Rondo remained engaged on every possession as the Toronto Raptors outscored his teammates, 28-11, in the second quarter. He encouraged them as they came back to make a game of it. When he had a binder in his hands, he looked like he was another assistant coach.
"It's all I can be," Rondo said after the 93-87 loss. "It's all I can be right now."
The speculation started as soon as the Celtics sent Paul Pierce and Kevin Garnett to Brooklyn and Doc Rivers, the only head coach Rondo's known as a pro, left to chase a championship in Los Angeles. Would Rondo be the next to go? How would the brilliant, stubborn point guard mesh with another coach?
Early indications are positive. Brad Stevens declared himself Rondo's biggest fan at his introductory press conference, then Rondo said he and his new coach were "best friends" at media day. Celtics president Danny Ainge told reporters last week that Rondo was "absolutely" the centerpiece of his rebuilding process. While he can't yet contribute on the court and no return date has been specified -- Rondo said he was "around 87 percent, give or take, depending on how my day goes" after Boston's preseason finale last week -- he appears to be all in.
"I know it's hurting him not being out there, but he's always talking to us, giving us everything he has from the bench perspective," Celtics rookie point guard Phil Pressey said. "Whatever he sees, he says. He knows some of the plays that they're calling, so he calls them out before they even call ‘em. That clipboard, he's writing stuff down all the time."
Rondo never was shy about suggesting strategies to Rivers and there was never a reason to think that'd change with Stevens. This is a guy who was tasked with explaining the defensive gameplan to his high school teammates in the lobby when the coach had to wash their uniforms, according to a Sports Illustrated feature. Earlier this month, he said he might want to coach someday. While Rondo keeps a low public profile, his voice is heard in the arena and the practice facility.
"He's a leader by nature, so that's what he's going to do every chance he gets," Boston veteran swingman Keith Bogans said.
Stevens started building his relationship with Rondo the day he took the job. Stories trickled out about the coach visiting Rondo's camp in Kentucky, then keeping in contact via daily text messages, YouTube links and book recommendations. Stevens has been open about some things being new to him as he makes his adjustment from the college game to the NBA. As he learns the league, he'll lean on his staff, featuring revered assistant Ron Adams, but there's no one in the locker room more important to his success than Rondo.
"Obviously it's his first year doing this type of season in the NBA game but he's open to coach Ron's advice and other coaches on the staff's advice," Rondo said. "And he asks me for advice as well."

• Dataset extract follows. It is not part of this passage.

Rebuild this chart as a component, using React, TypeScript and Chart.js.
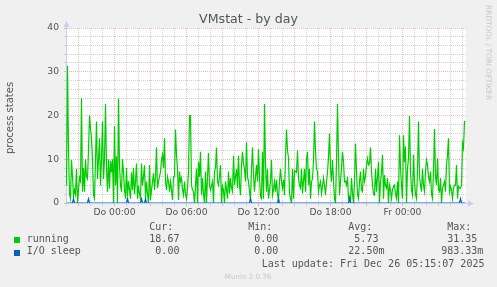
import React, { useEffect, useRef } from "react";
import { Chart, registerables } from "chart.js";

Chart.register(...registerables);

// ---- data -------------------------------------------------------------
const title = "VMstat - by day";
const yAxisTitle = "process states";
const stepMinutes = 5; // one sample every 5 minutes, first sample at Wed 20:00

const running: number[] = [
  4, 31.35, 12, 2, 1, 9.8, 6, 1.5, 3, 2,
  7.8, 0, 3, 5.8, 5, 24, 2.6, 8, 2.6, 10,
  6, 5.5, 12, 20, 17, 14.8, 10, 1.8, 1, 10,
  18.6, 5.5, 10, 14.8, 4, 10, 18.6, 5.5, 10, 22.6,
  8, 2.6, 10, 3.3, 9.6, 7, 10, 0, 17.6, 4,
  10.7, 0, 23.8, 8.6, 4, 2.6, 10, 7, 3, 1,
  8, 1.5, 5, 3, 1, 7, 3, 8, 2, 5,
  9, 1, 4, 2, 1, 9, 4, 6, 8.6, 1,
  4.9, 2, 0, 8.7, 0.7, 3, 4.9, 6.8, 3, 6,
  12.7, 3.4, 4.9, 6, 7.2, 9.8, 11, 8, 14.8, 4.9,
  3, 6, 4.9, 2.6, 4.9, 3, 0.7, 6, 6, 16.8,
  11, 7.9, 0.7, 7.2, 4.9, 5.7, 3, 1.8, 4.9, 2,
  1, 3.4, 7.2, 20, 20, 4.1, 3, 2.6, 0, 4,
  7.9, 0, 9.4, 6, 11.7, 1.8, 5.7, 2, 0, 7.2,
  0, 6, 11.4, 4.1, 3, 4, 4.9, 0, 7.2, 8,
  12.7, 4.9, 4.1, 6, 8.7, 0, 3.8, 3, 0, 4.9,
  3, 1, 7.2, 2.2, 5.7, 3.5, 2.6, 10.8, 4.1, 6,
  7.8, 3.4, 10.8, 4, 1.8, 8.7, 11.7, 9, 7.8, 4.9,
  13.9, 6, 4.9, 2.6, 0.7, 8, 12.7, 6.4, 2.6, 6,
  8.7, 4.9, 12.3, 6, 1.5, 1, 11.7, 1, 22.6, 8.7,
  2.6, 7.8, 1, 3, 4.9, 9.8, 1.8, 3, 4.9, 2.6,
  5.3, 2, 0.7, 4.9, 7.8, 5, 3.4, 5.3, 1.8, 10.7,
  16.8, 12, 10.3, 2.2, 1, 0, 7.8, 1, 7.4, 7.2,
  7, 12, 5.7, 4, 3.4, 7.8, 2.2, 5, 7.8, 2.6,
  9.8, 11.7, 4.1, 7.8, 1, 4.9, 5.5, 9.6, 18.6, 11.7,
  7.9, 7.2, 2.6, 4.1, 4.9, 2.2, 3.8, 5.7, 4, 1.8,
  4.9, 7, 10.6, 15.9, 7.8, 4.9, 9.8, 5, 1, 0,
  9.4, 22.6, 10.3, 1.8, 4.9, 8, 11.7, 9.4, 4.9, 5,
  4.1, 6, 1, 1.5, 0, 5.7, 2.2, 0, 5, 13.6,
  7.2, 2, 1, 4.9, 7.2, 3, 2.6, 7.8, 4.9, 6,
  8.7, 10.2, 8.7, 9, 12.7, 7.2, 4.1, 2, 1.8, 7.8,
  2.6, 6, 9.4, 0, 4.9, 7, 11, 1, 6.4, 4,
  3.4, 5.7, 0, 4.1, 3, 1, 3, 3.8, 4.1, 2,
  1, 4.9, 0, 15.5, 8, 4.1, 1, 15.5, 9.4, 12.9,
  0, 7.8, 10.2, 19.9, 7.2, 3, 1.8, 11, 4.9, 2,
  1, 7.2, 18.6, 6, 4.1, 2.6, 7.8, 4, 2.6, 7.2,
  9.8, 8.7, 6, 4.9, 7.2, 2, 1, 7.2, 16.9, 6,
  4.1, 10.2, 3, 2.6, 5.7, 0, 3.4, 4.1, 4.9, 2.6,
  8.7, 11, 14.8, 2.6, 3.8, 3, 1, 3.4, 4.1, 4.1,
  8.7, 1, 3.8, 3.4, 3.4, 4.1, 13.6, 12.5, 18.6, 18.67,
];

// I/O sleep is 0 except for a few short blips (sample index -> value)
const ioSleepIndex = [7, 22, 61, 75, 79, 184, 212, 283, 394];
const ioSleepValue = [0.98, 0.97, 0.98, 0.95, 0.96, 0.98, 0.97, 0.98, 0.983];

const xLabelMinutes = [240, 600, 960, 1320, 1680];
const xLabels = ["Do 00:00", "Do 06:00", "Do 12:00", "Do 18:00", "Fr 00:00"];
const yMax = 40;

const legendNames = ["running", "I/O sleep"];
const legendColors = ["#00cc00", "#0066b3"];
const statHeaders = ["Cur:", "Min:", "Avg:", "Max:"];
const runningStats = ["18.67", "0.00", "5.73", "31.35"];
const ioSleepStats = ["0.00", "0.00", "22.50m", "983.33m"];
const lastUpdate = "Last update: Fri Dec 26 05:15:07 2025";
const muninVersion = "Munin 2.0.76";
const watermark = "RRDTOOL / TOBI OETIKER";

// ---- styling ----------------------------------------------------------
const RED = "rgba(225,70,70,0.38)";
const GRAY = "#d2d2d2";
const AXIS = "#c6cef4";
const FONT_COLOR = "#555555";
const MONO = '"DejaVu Sans Mono", monospace';
const SANS = '"DejaVu Sans", sans-serif';
const colStart = [143.3, 242.2, 342.3, 441.2];
const baselines = [230.3, 242.6, 254.9, 267.2];

function fmt(s: string) {
  const m = s.endsWith("m");
  const num = m ? s.slice(0, -1) : s;
  return num.padStart(6, " ") + (m ? "m" : "");
}

function Txt(props: {
  x: number;
  base: number;
  size: number;
  family: string;
  color: string;
  center?: boolean;
  children: React.ReactNode;
}) {
  const { x, base, size, family, color, center, children } = props;
  return (
    <div
      style={{
        position: "absolute",
        left: x,
        top: base - 0.846 * size,
        fontSize: size,
        lineHeight: `${size}px`,
        fontFamily: family,
        color,
        whiteSpace: "pre",
        transform: center ? "translateX(-50%)" : undefined,
      }}
    >
      {children}
    </div>
  );
}

export default function App() {
  const canvasRef = useRef<HTMLCanvasElement>(null);

  useEffect(() => {
    document.body.style.margin = "0";
    document.body.style.background = "#f0f0f0";
    const canvas = canvasRef.current!;
    const xs = running.map((_, i) => i * stepMinutes);
    const io = running.map(() => 0);
    ioSleepIndex.forEach((idx, k) => {
      io[idx] = ioSleepValue[k];
    });
    const lastX = xs[xs.length - 1];
    const hourTicks: number[] = [];
    for (let m = 0; m <= lastX; m += 60) hourTicks.push(m);

    const isMajorX = (v: any) => typeof v === "number" && (v - 60) % 180 === 0;
    const isMajorY = (v: any) => typeof v === "number" && v % 10 === 0;

    const framePlugin = {
      id: "frame",
      beforeDraw(chart: any) {
        const { ctx, chartArea: a } = chart;
        ctx.save();
        ctx.fillStyle = "#ffffff";
        ctx.fillRect(a.left, a.top, a.right - a.left, a.bottom - a.top);
        ctx.restore();
      },
      afterDraw(chart: any) {
        const { ctx, chartArea: a } = chart;
        ctx.save();
        ctx.fillStyle = AXIS;
        ctx.strokeStyle = AXIS;
        ctx.lineWidth = 1;
        ctx.beginPath();
        ctx.moveTo(a.left + 0.5, a.top);
        ctx.lineTo(a.left + 0.5, a.top - 3);
        ctx.moveTo(a.right, a.bottom + 0.5);
        ctx.lineTo(a.right + 3, a.bottom + 0.5);
        ctx.stroke();
        ctx.beginPath();
        ctx.moveTo(a.left + 0.5, a.top - 7);
        ctx.lineTo(a.left - 2.5, a.top - 1);
        ctx.lineTo(a.left + 3.5, a.top - 1);
        ctx.closePath();
        ctx.fill();
        ctx.beginPath();
        ctx.moveTo(a.right + 8, a.bottom + 0.5);
        ctx.lineTo(a.right + 2, a.bottom - 2.5);
        ctx.lineTo(a.right + 2, a.bottom + 3.5);
        ctx.closePath();
        ctx.fill();
        ctx.restore();
      },
    };

    const chart = new Chart(canvas, {
      type: "line",
      data: {
        datasets: [
          {
            label: legendNames[0],
            data: xs.map((x, i) => ({ x, y: running[i] })),
            borderColor: legendColors[0],
            backgroundColor: legendColors[0],
            borderWidth: 1.2,
            pointRadius: 0,
            tension: 0,
            fill: false,
            order: 2,
          },
          {
            label: legendNames[1],
            data: xs.map((x, i) => ({ x, y: io[i] })),
            borderColor: legendColors[1],
            backgroundColor: legendColors[1],
            borderWidth: 1.2,
            pointRadius: 0,
            tension: 0,
            fill: false,
            order: 1,
          },
        ],
      },
      options: {
        animation: false,
        responsive: false,
        devicePixelRatio: 1,
        events: [],
        layout: { padding: { top: 28, right: 31, left: 0, bottom: 0 } },
        plugins: {
          legend: { display: false },
          title: { display: false },
          tooltip: { enabled: false },
        },
        scales: {
          x: {
            type: "linear",
            min: -2.5,
            max: lastX + 2.5,
            afterBuildTicks: (s: any) => {
              s.ticks = hourTicks.map((v) => ({ value: v }));
            },
            afterFit: (s: any) => {
              s.height = 84;
            },
            grid: {
              color: (c: any) => (isMajorX(c.tick && c.tick.value) ? RED : GRAY),
              tickColor: (c: any) => (isMajorX(c.tick && c.tick.value) ? RED : GRAY),
              tickLength: 3,
              lineWidth: 1,
              borderDash: [1, 1],
            },
            border: { display: true, color: AXIS, width: 1, dash: [1, 1] },
            ticks: {
              autoSkip: false,
              maxRotation: 0,
              minRotation: 0,
              padding: 1,
              color: FONT_COLOR,
              font: { family: "DejaVu Sans", size: 9.2 },
              callback: (v: any) => {
                const k = xLabelMinutes.indexOf(Number(v));
                return k >= 0 ? xLabels[k] : "";
              },
            },
          },
          y: {
            type: "linear",
            min: 0,
            max: yMax,
            afterFit: (s: any) => {
              s.width = 66;
            },
            grid: {
              color: (c: any) => (isMajorY(c.tick && c.tick.value) ? RED : GRAY),
              tickColor: (c: any) => (isMajorY(c.tick && c.tick.value) ? RED : GRAY),
              tickLength: 2,
              lineWidth: 1,
              borderDash: [1, 1],
            },
            border: { display: true, color: AXIS, width: 1, dash: [1, 1] },
            ticks: {
              stepSize: 2,
              autoSkip: false,
              padding: 5,
              color: FONT_COLOR,
              font: { family: "DejaVu Sans", size: 9.2 },
              callback: (v: any) => (Number(v) % 10 === 0 ? String(v) : ""),
            },
          },
        },
      },
      plugins: [framePlugin],
    } as any);

    return () => chart.destroy();
  }, []);

  return (
    <div
      style={{
        position: "relative",
        width: 497,
        height: 287,
        background: "#f0f0f0",
        overflow: "hidden",
      }}
    >
      <canvas
        ref={canvasRef}
        width={497}
        height={287}
        style={{ position: "absolute", left: 0, top: 0, width: 497, height: 287 }}
      />
      <Txt x={248.5} base={23.5} size={12.6} family={SANS} color={FONT_COLOR} center>
        {title}
      </Txt>
      <div
        style={{
          position: "absolute",
          left: 4.5,
          top: 153.5,
          fontSize: 10,
          lineHeight: "10px",
          fontFamily: SANS,
          color: FONT_COLOR,
          whiteSpace: "pre",
          transformOrigin: "left top",
          transform: "rotate(-90deg)",
        }}
      >
        {yAxisTitle}
      </div>
      <div
        style={{
          position: "absolute",
          left: 491.5,
          top: 5,
          fontSize: 7.4,
          lineHeight: "7.4px",
          fontFamily: SANS,
          color: "#c8c8c8",
          whiteSpace: "pre",
          transformOrigin: "left top",
          transform: "rotate(90deg)",
        }}
      >
        {watermark}
      </div>
      {statHeaders.map((h, k) => (
        <Txt key={"h" + k} x={colStart[k] + 6} base={baselines[0]} size={10} family={MONO} color={FONT_COLOR}>
          {h}
        </Txt>
      ))}
      {[runningStats, ioSleepStats].map((row, r) => (
        <React.Fragment key={"r" + r}>
          <div
            style={{
              position: "absolute",
              left: 14,
              top: baselines[r + 1] - 5.3,
              width: 6,
              height: 6,
              background: legendColors[r],
            }}
          />
          <Txt x={26.7} base={baselines[r + 1]} size={10} family={MONO} color={FONT_COLOR}>
            {legendNames[r]}
          </Txt>
          {row.map((s, k) => (
            <Txt key={k} x={colStart[k]} base={baselines[r + 1]} size={10} family={MONO} color={FONT_COLOR}>
              {fmt(s)}
            </Txt>
          ))}
        </React.Fragment>
      ))}
      <Txt x={261.7} base={baselines[3]} size={10} family={MONO} color={FONT_COLOR}>
        {lastUpdate}
      </Txt>
      <Txt x={248} base={278.6} size={7.1} family={SANS} color="#c8c8c8" center>
        {muninVersion}
      </Txt>
    </div>
  );
}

You can't watch these Celtics without imagining what they'll look like once Rondo is back. This is especially the case when they score two field goals in a quarter, like they did in the second in Toronto. Of course, Stevens would much rather have a healthy Rondo running his offense and making the game easier for everyone, but he sees the bright side in having an extra assistant for now.

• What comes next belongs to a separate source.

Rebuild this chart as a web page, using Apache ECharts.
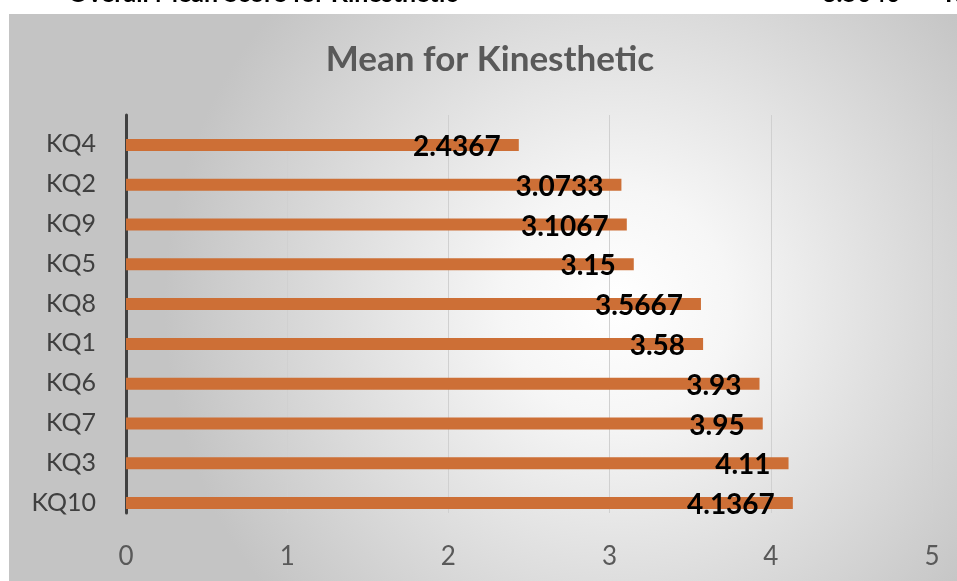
<!DOCTYPE html>
<html>
<head>
<meta charset="utf-8">
<script src="https://cdn.jsdelivr.net/npm/echarts@6/dist/echarts.min.js"></script>
<style>
html,body{margin:0;padding:0;background:#fff;}
#container{width:957px;height:581px;}
</style>
</head>
<body>
<div id="container"></div>
<script>
var categories = ['KQ4','KQ2','KQ9','KQ5','KQ8','KQ1','KQ6','KQ7','KQ3','KQ10'];
var means = [2.4367, 3.0733, 3.1067, 3.15, 3.5667, 3.58, 3.93, 3.95, 4.11, 4.1367];
var xTicks = [0, 1, 2, 3, 4, 5];

var dom = document.querySelector("#container");
var myChart = echarts.init(dom);

var option = {
    animation: false,
    graphic: [
        {
            type: 'rect', z: -10, silent: true,
            shape: {x: 9, y: 14, width: 980, height: 580},
            style: {
                fill: new echarts.graphic.RadialGradient(0.62, 0.5, 0.78, [
                    {offset: 0, color: '#ffffff'},
                    {offset: 0.25, color: '#f6f6f6'},
                    {offset: 1, color: '#c4c4c4'}
                ])
            }
        },
        {
            type: 'text', left: 68, top: -19,
            style: {text: 'Overall Mean Score for Kinesthetic', font: 'bold 25px Lato', fill: '#000'}
        },
        {
            type: 'text', left: 822, top: -19,
            style: {text: '3.5040', font: 'bold 25px Lato', fill: '#000'}
        },
        {
            type: 'text', left: 945, top: -19,
            style: {text: 'R', font: 'bold 25px Lato', fill: '#000'}
        },
        {
            type: 'text', x: 490, y: 60,
            style: {text: 'Mean for Kinesthetic', font: 'bold 35px Lato', fill: '#595959',
                    align: 'center', verticalAlign: 'middle'}
        }
    ],
    grid: {left: 126, right: 25, top: 115, bottom: 68},
    xAxis: {
        type: 'value',
        min: xTicks[0],
        max: xTicks[xTicks.length - 1],
        interval: 1,
        axisLine: {show: false},
        axisTick: {show: false},
        axisLabel: {color: '#595959', fontFamily: 'Lato', fontSize: 26, margin: 31},
        splitLine: {lineStyle: {color: '#d0d0d0', width: 1}}
    },
    yAxis: {
        type: 'category',
        inverse: true,
        data: categories,
        axisLine: {lineStyle: {color: '#404040', width: 3}},
        axisTick: {show: false},
        axisLabel: {
            margin: 30,
            formatter: function (v) { return '{a|' + v + '}'; },
            rich: {a: {color: '#404040', fontFamily: 'Lato', fontSize: 25, padding: [19, 0, 0, 0]}}
        }
    },
    series: [
        {
            type: 'bar',
            data: [],
            barWidth: 12,
            barGap: '67%'
        },
        {
            type: 'bar',
            data: means,
            barWidth: 12,
            barGap: '67%',
            itemStyle: {color: '#cd6f36'},
            label: {
                show: true,
                position: 'insideRight',
                distance: 18,
                offset: [0, 2],
                color: '#000',
                fontFamily: 'Lato',
                fontWeight: 'bold',
                fontSize: 28,
                formatter: function (p) { return String(p.value); }
            }
        }
    ]
};

myChart.setOption(option);
</script>
</body>
</html>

"I think this will be really good for him," Stevens said. "It's kind of like when you redshirt somebody in college and they have to watch and learn and see it from a different vantage point, so whenever he comes back he's going to be better for it. It doesn't feel like it now for him or us but if our team can keep fighting like they did tonight, that's okay. That's okay and when he gets back, we'll be better."